- DATA EXCERPT:
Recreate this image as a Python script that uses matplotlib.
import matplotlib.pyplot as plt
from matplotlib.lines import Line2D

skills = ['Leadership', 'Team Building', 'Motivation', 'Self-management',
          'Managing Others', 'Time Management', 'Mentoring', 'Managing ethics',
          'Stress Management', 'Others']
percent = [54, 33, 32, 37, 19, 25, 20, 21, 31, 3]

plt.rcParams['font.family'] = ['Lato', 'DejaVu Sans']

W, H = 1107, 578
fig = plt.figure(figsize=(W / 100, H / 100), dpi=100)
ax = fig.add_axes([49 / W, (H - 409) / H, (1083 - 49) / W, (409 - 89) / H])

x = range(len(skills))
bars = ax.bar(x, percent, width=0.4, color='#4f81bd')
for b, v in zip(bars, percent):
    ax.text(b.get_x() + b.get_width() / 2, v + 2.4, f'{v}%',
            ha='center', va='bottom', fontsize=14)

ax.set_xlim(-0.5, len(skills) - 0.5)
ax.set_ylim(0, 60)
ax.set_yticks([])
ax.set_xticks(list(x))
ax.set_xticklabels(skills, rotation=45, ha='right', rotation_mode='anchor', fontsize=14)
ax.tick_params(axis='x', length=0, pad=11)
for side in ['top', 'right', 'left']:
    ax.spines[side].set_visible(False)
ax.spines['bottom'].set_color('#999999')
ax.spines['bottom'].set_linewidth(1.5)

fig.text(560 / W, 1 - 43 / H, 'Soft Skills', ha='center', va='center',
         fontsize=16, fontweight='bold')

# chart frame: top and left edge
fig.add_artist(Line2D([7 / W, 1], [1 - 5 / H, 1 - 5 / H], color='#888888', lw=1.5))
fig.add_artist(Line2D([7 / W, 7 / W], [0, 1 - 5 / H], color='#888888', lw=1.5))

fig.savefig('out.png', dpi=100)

- GIVEN INSTRUCTION: Return the lines above precisely as they appear, beginning at the first line and ending at the line with "from matplotlib.lines import Line2D", and nothing after it.

- EXPECTED OUTPUT:
Recreate this image as a Python script that uses matplotlib.
import matplotlib.pyplot as plt
from matplotlib.lines import Line2D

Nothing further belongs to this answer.